### Set exercise
Leave out the pictures and reproduce all of the data exactly.

### Data provided
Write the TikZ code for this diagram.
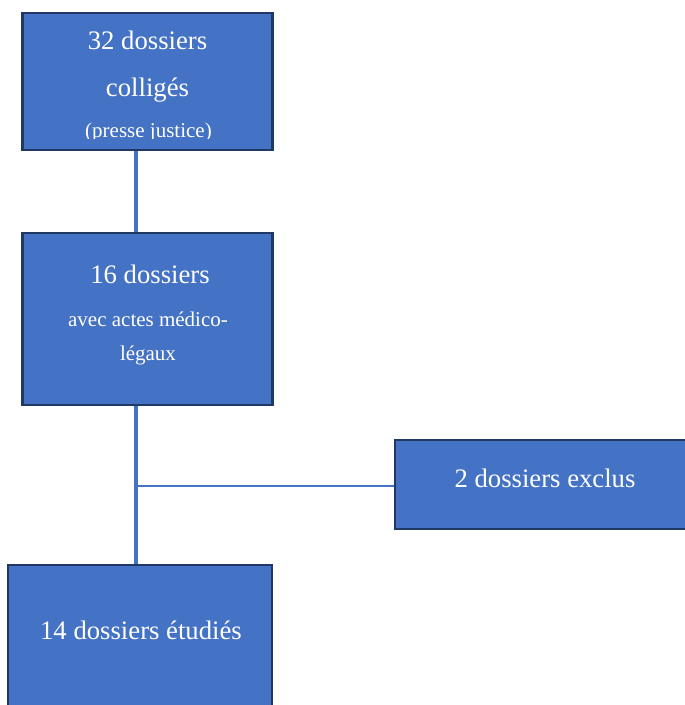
\documentclass[tikz,border=0pt]{standalone}
\usepackage{fontspec}
\setmainfont{Liberation Serif}
\definecolor{boxfill}{HTML}{4472C4}
\definecolor{boxline}{HTML}{1F3864}
\definecolor{linkcol}{HTML}{4472C4}
\pgfdeclarelayer{background}
\pgfsetlayers{background,main}
\begin{document}
\begin{tikzpicture}[x=1pt,y=-1pt,
  box/.style={draw=boxline,fill=boxfill,line width=2.2pt,rectangle,inner sep=0pt},
  big/.style={text=white,anchor=base,inner sep=0pt,font=\fontsize{26.7}{30}\selectfont},
  small/.style={text=white,anchor=base,inner sep=0pt,font=\fontsize{21}{24}\selectfont},
  thicklink/.style={draw=linkcol,line width=4pt},
  thinlink/.style={draw=linkcol,line width=1.1pt}]
\useasboundingbox (0,0) rectangle (685,705);
\clip (0,0) rectangle (685,705);
% junction coordinate
\coordinate (j) at (136,486);
% boxes
\node[box,minimum width=250pt,minimum height=137pt] (b1) at (147.5,81.5) {};
\node[box,minimum width=250pt,minimum height=172pt] (b2) at (147.5,319) {};
\node[box,minimum width=300pt,minimum height=89pt] (b3) at (545,484.5) {};
\node[box,minimum width=264pt,minimum height=180pt] (b4) at (140,655) {};
% connectors (behind boxes)
\begin{pgfonlayer}{background}
\draw[thicklink] (j |- b1.south) -- (j |- b2.north);
\draw[thicklink] (j |- b2.south) -- (j |- b4.north);
\draw[thinlink] (j) -- (j -| b3.west);
\end{pgfonlayer}
% texts
\node[big] (t1a) at (147.5,49) {32 dossiers};
\node[big] (t1b) at (147.5,96) {colligés};
\begin{scope}
\clip (20,100) rectangle (275,138.5);
\node[small] (t1c) at (148.5,137) {(presse justice)};
\end{scope}
\node[big] (t2a) at (150,283) {16 dossiers};
\node[small] (t2b) at (148,326) {avec actes médico-};
\node[small] (t2c) at (148,360) {légaux};
\node[big] (t3) at (545,487) {2 dossiers exclus};
\node[big] (t4) at (141,639) {14 dossiers étudiés};
\end{tikzpicture}
\end{document}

### Exercise result
Write the TikZ code for this diagram.
\documentclass[tikz,border=0pt]{standalone}
\usepackage{fontspec}
\setmainfont{Liberation Serif}
\definecolor{boxfill}{HTML}{4472C4}
\definecolor{boxline}{HTML}{1F3864}
\definecolor{linkcol}{HTML}{4472C4}
\pgfdeclarelayer{background}
\pgfsetlayers{background,main}
\begin{document}
\begin{tikzpicture}[x=1pt,y=-1pt,
  box/.style={draw=boxline,fill=boxfill,line width=2.2pt,rectangle,inner sep=0pt},
  big/.style={text=white,anchor=base,inner sep=0pt,font=\fontsize{26.7}{30}\selectfont},
  small/.style={text=white,anchor=base,inner sep=0pt,font=\fontsize{21}{24}\selectfont},
  thicklink/.style={draw=linkcol,line width=4pt},
  thinlink/.style={draw=linkcol,line width=1.1pt}]
\useasboundingbox (0,0) rectangle (685,705);
\clip (0,0) rectangle (685,705);
% junction coordinate
\coordinate (j) at (136,486);
% boxes
\node[box,minimum width=250pt,minimum height=137pt] (b1) at (147.5,81.5) {};
\node[box,minimum width=250pt,minimum height=172pt] (b2) at (147.5,319) {};
\node[box,minimum width=300pt,minimum height=89pt] (b3) at (545,484.5) {};
\node[box,minimum width=264pt,minimum height=180pt] (b4) at (140,655) {};
% connectors (behind boxes)
\begin{pgfonlayer}{background}
\draw[thicklink] (j |- b1.south) -- (j |- b2.north);
\draw[thicklink] (j |- b2.south) -- (j |- b4.north);
\draw[thinlink] (j) -- (j -| b3.west);
\end{pgfonlayer}
% texts
\node[big] (t1a) at (147.5,49) {32 dossiers};
\node[big] (t1b) at (147.5,96) {colligés};
\begin{scope}
\clip (20,100) rectangle (275,138.5);
\node[small] (t1c) at (148.5,137) {(presse justice)};
\end{scope}
\node[big] (t2a) at (150,283) {16 dossiers};
\node[small] (t2b) at (148,326) {avec actes médico-};
\node[small] (t2c) at (148,360) {légaux};
\node[big] (t3) at (545,487) {2 dossiers exclus};
\node[big] (t4) at (141,639) {14 dossiers étudiés};
\end{tikzpicture}
\end{document}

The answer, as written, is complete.